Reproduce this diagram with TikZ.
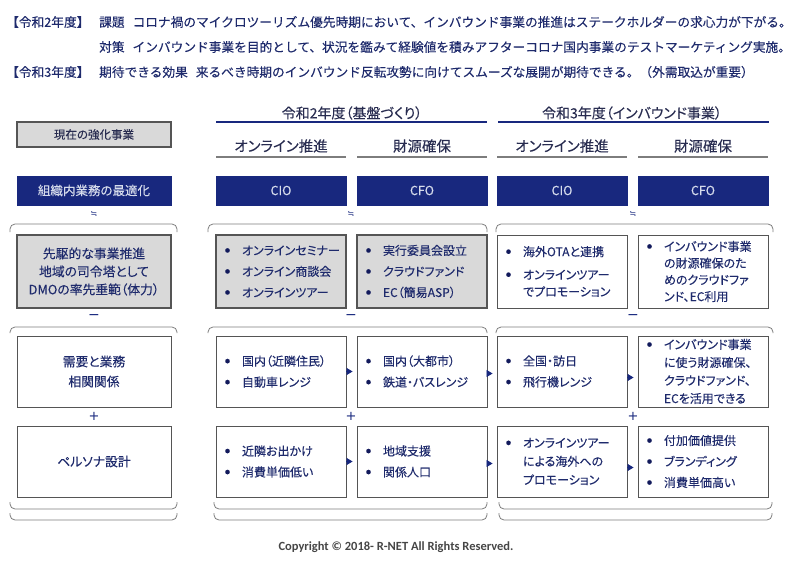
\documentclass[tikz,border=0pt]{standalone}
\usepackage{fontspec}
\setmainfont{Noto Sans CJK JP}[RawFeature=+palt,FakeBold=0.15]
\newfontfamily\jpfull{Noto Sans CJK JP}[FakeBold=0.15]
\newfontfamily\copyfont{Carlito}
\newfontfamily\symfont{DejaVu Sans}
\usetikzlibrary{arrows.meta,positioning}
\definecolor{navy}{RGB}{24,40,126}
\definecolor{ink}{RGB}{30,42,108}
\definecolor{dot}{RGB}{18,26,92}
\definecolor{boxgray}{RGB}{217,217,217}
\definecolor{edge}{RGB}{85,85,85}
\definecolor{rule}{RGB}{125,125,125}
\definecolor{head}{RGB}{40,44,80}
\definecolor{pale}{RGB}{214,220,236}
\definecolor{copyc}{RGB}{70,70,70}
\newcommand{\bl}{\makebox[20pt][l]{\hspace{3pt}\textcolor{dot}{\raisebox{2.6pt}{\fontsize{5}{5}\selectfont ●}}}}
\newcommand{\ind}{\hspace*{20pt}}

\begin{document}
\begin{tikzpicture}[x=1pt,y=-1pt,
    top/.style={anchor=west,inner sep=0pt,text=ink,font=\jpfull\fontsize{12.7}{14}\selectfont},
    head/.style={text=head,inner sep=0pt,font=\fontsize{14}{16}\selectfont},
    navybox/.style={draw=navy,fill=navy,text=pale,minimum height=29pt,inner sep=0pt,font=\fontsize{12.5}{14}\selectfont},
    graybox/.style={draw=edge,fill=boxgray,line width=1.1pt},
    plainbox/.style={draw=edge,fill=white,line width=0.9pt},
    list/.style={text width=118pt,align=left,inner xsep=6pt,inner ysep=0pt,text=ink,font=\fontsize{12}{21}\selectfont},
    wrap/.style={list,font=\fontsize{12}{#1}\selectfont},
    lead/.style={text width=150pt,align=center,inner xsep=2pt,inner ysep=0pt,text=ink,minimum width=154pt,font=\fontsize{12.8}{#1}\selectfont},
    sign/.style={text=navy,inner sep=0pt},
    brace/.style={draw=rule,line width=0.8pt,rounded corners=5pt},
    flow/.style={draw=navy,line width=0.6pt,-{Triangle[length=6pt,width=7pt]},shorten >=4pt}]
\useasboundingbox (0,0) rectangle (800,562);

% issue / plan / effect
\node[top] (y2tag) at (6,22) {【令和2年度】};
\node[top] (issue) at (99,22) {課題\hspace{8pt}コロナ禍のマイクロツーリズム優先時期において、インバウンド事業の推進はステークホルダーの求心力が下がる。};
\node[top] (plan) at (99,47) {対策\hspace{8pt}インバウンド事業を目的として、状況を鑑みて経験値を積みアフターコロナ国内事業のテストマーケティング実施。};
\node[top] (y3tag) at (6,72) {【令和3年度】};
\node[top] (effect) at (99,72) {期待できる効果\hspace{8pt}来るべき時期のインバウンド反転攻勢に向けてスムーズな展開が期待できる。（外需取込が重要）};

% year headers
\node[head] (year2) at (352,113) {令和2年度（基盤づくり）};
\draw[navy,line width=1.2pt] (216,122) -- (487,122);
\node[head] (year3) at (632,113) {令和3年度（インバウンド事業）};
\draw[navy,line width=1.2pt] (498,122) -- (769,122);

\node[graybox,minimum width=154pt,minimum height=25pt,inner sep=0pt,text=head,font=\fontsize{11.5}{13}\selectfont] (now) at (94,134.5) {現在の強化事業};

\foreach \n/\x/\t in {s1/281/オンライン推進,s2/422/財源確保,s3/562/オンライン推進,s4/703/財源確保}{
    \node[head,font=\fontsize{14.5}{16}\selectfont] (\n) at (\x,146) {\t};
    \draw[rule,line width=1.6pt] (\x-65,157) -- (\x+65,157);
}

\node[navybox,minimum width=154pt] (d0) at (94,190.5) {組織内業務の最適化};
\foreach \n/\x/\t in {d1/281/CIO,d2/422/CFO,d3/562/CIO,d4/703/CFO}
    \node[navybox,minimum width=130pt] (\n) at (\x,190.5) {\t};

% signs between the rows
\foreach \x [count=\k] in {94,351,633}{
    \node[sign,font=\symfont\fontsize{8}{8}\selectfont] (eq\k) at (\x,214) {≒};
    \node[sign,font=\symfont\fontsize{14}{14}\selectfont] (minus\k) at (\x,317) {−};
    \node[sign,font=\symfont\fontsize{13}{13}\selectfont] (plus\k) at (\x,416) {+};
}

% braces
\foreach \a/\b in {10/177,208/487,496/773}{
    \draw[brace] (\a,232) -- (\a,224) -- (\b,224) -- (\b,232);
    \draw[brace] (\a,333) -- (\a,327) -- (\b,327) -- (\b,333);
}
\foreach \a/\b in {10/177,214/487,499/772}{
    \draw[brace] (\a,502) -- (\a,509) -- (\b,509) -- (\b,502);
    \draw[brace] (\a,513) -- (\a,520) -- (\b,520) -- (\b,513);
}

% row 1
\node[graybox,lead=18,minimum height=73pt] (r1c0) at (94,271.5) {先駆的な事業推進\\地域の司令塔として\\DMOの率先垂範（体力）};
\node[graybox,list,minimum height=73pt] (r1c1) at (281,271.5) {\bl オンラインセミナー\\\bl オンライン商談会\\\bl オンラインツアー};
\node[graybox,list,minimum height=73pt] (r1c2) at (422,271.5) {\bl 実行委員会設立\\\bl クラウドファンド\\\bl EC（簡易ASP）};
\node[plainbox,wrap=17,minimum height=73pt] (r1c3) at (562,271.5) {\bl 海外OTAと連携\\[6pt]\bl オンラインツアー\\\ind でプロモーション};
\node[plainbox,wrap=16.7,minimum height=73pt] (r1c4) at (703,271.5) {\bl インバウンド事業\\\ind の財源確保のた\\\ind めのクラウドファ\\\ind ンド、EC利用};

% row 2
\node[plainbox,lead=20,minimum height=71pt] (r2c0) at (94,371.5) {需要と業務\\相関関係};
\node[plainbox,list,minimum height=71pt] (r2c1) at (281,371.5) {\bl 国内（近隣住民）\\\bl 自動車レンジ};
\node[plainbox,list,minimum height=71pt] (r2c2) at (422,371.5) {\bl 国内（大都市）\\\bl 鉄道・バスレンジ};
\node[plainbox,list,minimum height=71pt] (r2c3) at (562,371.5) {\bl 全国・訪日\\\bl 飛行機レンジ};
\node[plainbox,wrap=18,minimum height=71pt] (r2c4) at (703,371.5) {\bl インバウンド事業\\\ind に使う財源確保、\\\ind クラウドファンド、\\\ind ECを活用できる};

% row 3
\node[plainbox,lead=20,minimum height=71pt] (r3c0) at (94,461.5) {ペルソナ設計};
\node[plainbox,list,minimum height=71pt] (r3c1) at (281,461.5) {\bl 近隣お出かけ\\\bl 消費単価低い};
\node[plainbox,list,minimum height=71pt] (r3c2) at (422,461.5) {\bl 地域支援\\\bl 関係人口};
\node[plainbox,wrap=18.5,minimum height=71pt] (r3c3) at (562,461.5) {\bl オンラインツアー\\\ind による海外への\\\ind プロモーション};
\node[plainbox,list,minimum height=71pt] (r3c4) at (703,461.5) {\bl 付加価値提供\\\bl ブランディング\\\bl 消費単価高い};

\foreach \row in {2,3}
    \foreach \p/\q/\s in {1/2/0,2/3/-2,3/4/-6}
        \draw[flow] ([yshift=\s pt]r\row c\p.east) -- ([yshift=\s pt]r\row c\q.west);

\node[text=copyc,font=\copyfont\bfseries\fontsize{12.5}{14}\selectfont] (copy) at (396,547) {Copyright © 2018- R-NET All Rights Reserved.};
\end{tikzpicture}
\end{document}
★ ★ ★
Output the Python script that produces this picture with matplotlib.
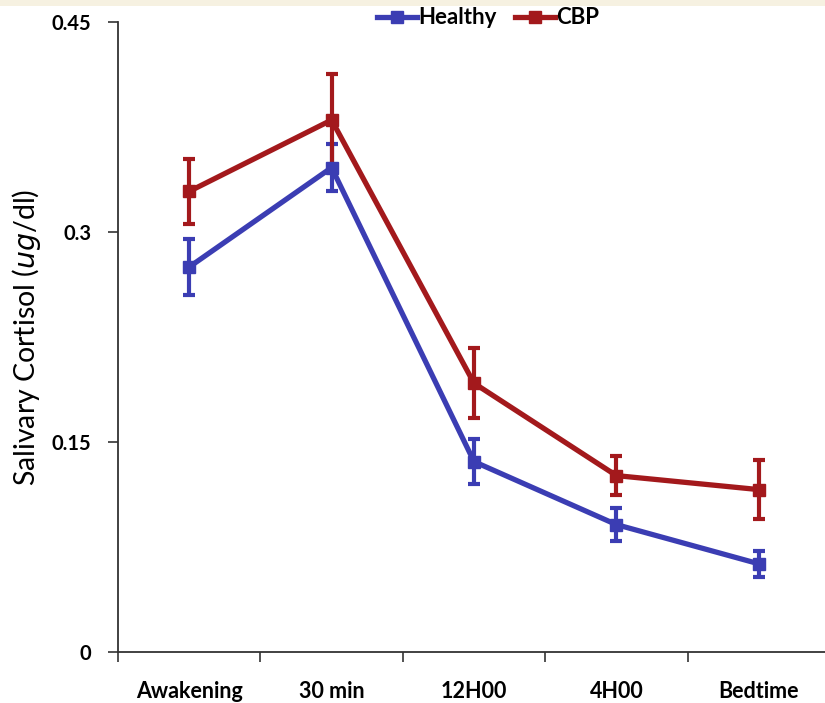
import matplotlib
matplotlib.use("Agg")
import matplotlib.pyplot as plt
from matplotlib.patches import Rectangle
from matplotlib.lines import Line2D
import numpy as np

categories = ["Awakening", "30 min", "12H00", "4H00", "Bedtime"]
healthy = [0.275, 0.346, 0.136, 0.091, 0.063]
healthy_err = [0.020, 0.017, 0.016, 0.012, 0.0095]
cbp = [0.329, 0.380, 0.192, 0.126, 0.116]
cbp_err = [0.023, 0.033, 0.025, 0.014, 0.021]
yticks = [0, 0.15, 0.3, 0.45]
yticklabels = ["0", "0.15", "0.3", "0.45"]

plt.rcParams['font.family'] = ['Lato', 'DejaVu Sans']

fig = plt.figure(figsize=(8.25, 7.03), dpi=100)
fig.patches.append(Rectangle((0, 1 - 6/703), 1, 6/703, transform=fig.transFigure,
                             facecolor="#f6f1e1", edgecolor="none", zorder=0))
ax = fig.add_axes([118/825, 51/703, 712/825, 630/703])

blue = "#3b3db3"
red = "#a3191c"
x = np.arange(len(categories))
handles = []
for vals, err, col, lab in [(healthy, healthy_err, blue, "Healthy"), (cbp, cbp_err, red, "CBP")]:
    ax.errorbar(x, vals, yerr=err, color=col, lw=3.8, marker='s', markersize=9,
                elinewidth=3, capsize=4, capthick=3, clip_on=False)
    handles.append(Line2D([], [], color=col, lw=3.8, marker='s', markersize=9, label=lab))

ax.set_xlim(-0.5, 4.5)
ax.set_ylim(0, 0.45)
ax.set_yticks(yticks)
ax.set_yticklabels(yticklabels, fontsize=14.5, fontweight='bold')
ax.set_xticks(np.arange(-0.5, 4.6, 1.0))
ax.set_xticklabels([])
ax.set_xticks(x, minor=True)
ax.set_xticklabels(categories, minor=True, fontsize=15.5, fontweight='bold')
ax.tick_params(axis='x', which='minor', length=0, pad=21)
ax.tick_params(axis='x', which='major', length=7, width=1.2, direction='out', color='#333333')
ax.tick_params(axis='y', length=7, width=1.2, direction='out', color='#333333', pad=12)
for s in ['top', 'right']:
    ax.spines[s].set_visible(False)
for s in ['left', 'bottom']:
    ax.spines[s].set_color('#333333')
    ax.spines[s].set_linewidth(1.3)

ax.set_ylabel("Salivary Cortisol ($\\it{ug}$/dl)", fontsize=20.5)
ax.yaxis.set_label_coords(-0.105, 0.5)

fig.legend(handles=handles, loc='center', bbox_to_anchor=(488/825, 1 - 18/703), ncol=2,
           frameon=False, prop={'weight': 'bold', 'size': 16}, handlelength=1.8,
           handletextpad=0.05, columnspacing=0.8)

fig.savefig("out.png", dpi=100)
★ ★ ★
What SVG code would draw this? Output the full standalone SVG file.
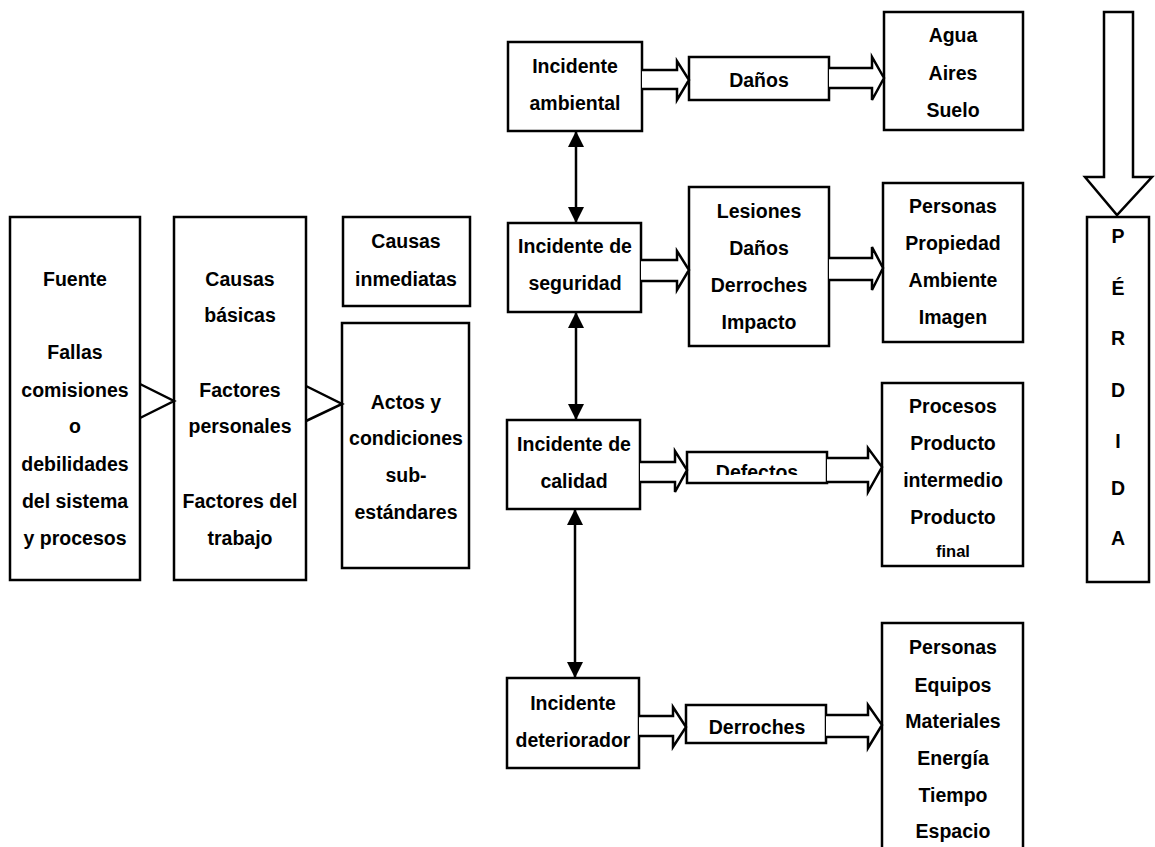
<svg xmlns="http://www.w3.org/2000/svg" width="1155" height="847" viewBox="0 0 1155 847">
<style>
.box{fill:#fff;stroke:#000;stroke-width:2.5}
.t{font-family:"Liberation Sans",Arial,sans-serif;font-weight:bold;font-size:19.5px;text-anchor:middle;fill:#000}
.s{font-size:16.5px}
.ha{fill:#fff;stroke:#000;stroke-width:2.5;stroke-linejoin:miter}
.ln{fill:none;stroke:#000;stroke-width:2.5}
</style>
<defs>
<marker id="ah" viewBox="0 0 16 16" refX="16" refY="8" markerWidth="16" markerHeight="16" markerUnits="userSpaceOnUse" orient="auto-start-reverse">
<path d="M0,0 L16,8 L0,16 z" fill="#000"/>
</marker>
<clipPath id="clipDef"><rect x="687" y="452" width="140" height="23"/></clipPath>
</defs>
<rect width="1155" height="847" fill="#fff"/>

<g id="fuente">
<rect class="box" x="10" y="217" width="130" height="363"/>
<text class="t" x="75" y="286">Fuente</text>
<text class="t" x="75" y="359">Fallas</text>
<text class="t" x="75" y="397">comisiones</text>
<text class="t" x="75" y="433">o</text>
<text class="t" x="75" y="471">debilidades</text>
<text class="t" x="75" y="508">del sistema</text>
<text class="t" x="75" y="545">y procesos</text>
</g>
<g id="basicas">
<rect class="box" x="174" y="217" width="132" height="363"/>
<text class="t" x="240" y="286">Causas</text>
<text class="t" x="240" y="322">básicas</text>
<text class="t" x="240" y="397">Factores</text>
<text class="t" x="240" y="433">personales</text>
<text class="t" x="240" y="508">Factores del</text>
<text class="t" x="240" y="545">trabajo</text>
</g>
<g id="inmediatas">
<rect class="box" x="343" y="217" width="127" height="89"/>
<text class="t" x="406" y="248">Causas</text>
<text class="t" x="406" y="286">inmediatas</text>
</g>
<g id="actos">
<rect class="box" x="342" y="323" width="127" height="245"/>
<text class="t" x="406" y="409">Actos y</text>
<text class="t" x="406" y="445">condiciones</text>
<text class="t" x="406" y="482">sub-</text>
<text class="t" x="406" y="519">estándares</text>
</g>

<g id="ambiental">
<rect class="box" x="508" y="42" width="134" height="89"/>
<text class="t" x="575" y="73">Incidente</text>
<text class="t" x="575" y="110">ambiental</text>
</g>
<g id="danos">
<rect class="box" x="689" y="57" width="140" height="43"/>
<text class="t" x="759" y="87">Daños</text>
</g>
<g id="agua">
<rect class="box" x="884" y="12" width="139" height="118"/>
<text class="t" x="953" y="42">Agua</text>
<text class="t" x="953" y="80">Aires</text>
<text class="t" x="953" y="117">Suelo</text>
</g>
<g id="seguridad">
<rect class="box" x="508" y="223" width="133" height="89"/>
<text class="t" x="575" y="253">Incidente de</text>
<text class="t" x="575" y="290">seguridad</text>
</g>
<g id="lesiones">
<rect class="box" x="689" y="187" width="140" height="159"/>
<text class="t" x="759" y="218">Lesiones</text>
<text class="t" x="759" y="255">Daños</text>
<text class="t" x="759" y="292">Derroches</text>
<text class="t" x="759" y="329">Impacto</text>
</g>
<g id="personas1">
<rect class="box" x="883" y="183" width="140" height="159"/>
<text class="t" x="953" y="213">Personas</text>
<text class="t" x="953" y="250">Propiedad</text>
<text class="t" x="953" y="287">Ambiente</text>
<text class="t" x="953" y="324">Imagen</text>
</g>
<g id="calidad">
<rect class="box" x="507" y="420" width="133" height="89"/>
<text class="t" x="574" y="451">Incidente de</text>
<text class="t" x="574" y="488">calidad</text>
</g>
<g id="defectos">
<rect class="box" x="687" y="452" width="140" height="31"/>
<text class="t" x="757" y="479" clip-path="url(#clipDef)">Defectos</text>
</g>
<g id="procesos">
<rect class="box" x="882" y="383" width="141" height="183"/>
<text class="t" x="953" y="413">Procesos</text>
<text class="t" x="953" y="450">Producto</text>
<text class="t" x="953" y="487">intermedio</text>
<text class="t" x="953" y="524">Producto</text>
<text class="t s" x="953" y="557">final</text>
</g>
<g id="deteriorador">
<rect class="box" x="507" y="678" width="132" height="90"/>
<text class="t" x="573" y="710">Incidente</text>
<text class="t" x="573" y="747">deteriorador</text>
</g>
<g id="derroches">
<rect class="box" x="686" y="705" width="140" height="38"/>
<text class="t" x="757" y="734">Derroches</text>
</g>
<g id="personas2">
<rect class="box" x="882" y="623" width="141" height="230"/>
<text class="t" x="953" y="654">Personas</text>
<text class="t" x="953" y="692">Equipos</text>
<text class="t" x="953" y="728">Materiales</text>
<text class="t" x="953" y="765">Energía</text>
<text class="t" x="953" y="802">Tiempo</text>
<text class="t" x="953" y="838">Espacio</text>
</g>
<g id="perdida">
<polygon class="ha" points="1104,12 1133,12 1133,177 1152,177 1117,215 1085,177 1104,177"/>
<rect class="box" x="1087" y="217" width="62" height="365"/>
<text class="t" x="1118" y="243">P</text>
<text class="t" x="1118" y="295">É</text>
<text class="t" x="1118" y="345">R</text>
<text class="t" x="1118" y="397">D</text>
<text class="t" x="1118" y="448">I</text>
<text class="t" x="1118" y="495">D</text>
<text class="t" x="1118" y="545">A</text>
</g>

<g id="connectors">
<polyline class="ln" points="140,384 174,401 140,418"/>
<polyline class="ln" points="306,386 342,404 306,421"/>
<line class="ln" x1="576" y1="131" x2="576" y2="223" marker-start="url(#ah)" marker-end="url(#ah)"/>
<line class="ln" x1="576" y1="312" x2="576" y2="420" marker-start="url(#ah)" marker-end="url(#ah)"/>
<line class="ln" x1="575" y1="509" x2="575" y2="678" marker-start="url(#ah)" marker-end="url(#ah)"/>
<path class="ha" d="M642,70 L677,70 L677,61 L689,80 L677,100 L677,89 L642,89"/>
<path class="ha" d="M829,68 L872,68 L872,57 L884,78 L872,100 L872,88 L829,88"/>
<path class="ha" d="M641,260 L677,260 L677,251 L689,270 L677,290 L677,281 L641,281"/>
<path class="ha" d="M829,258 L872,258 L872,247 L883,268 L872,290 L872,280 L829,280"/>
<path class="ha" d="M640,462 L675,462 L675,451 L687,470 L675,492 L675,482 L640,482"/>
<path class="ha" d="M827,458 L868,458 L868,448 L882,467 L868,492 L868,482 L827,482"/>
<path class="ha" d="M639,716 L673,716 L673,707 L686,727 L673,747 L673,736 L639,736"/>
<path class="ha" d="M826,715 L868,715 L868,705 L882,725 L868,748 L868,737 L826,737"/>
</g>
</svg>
★ ★ ★
**DO THIS**
Copy out exactly the material that runs from the line with "Output the Python" to the line with "marker='s', markersize=9, label=lab))", ends included, and leave the pictures behind.

**SOLUTION TO THE EXERCISE**
Output the Python script that produces this picture with matplotlib.
import matplotlib
matplotlib.use("Agg")
import matplotlib.pyplot as plt
from matplotlib.patches import Rectangle
from matplotlib.lines import Line2D
import numpy as np

categories = ["Awakening", "30 min", "12H00", "4H00", "Bedtime"]
healthy = [0.275, 0.346, 0.136, 0.091, 0.063]
healthy_err = [0.020, 0.017, 0.016, 0.012, 0.0095]
cbp = [0.329, 0.380, 0.192, 0.126, 0.116]
cbp_err = [0.023, 0.033, 0.025, 0.014, 0.021]
yticks = [0, 0.15, 0.3, 0.45]
yticklabels = ["0", "0.15", "0.3", "0.45"]

plt.rcParams['font.family'] = ['Lato', 'DejaVu Sans']

fig = plt.figure(figsize=(8.25, 7.03), dpi=100)
fig.patches.append(Rectangle((0, 1 - 6/703), 1, 6/703, transform=fig.transFigure,
                             facecolor="#f6f1e1", edgecolor="none", zorder=0))
ax = fig.add_axes([118/825, 51/703, 712/825, 630/703])

blue = "#3b3db3"
red = "#a3191c"
x = np.arange(len(categories))
handles = []
for vals, err, col, lab in [(healthy, healthy_err, blue, "Healthy"), (cbp, cbp_err, red, "CBP")]:
    ax.errorbar(x, vals, yerr=err, color=col, lw=3.8, marker='s', markersize=9,
                elinewidth=3, capsize=4, capthick=3, clip_on=False)
    handles.append(Line2D([], [], color=col, lw=3.8, marker='s', markersize=9, label=lab))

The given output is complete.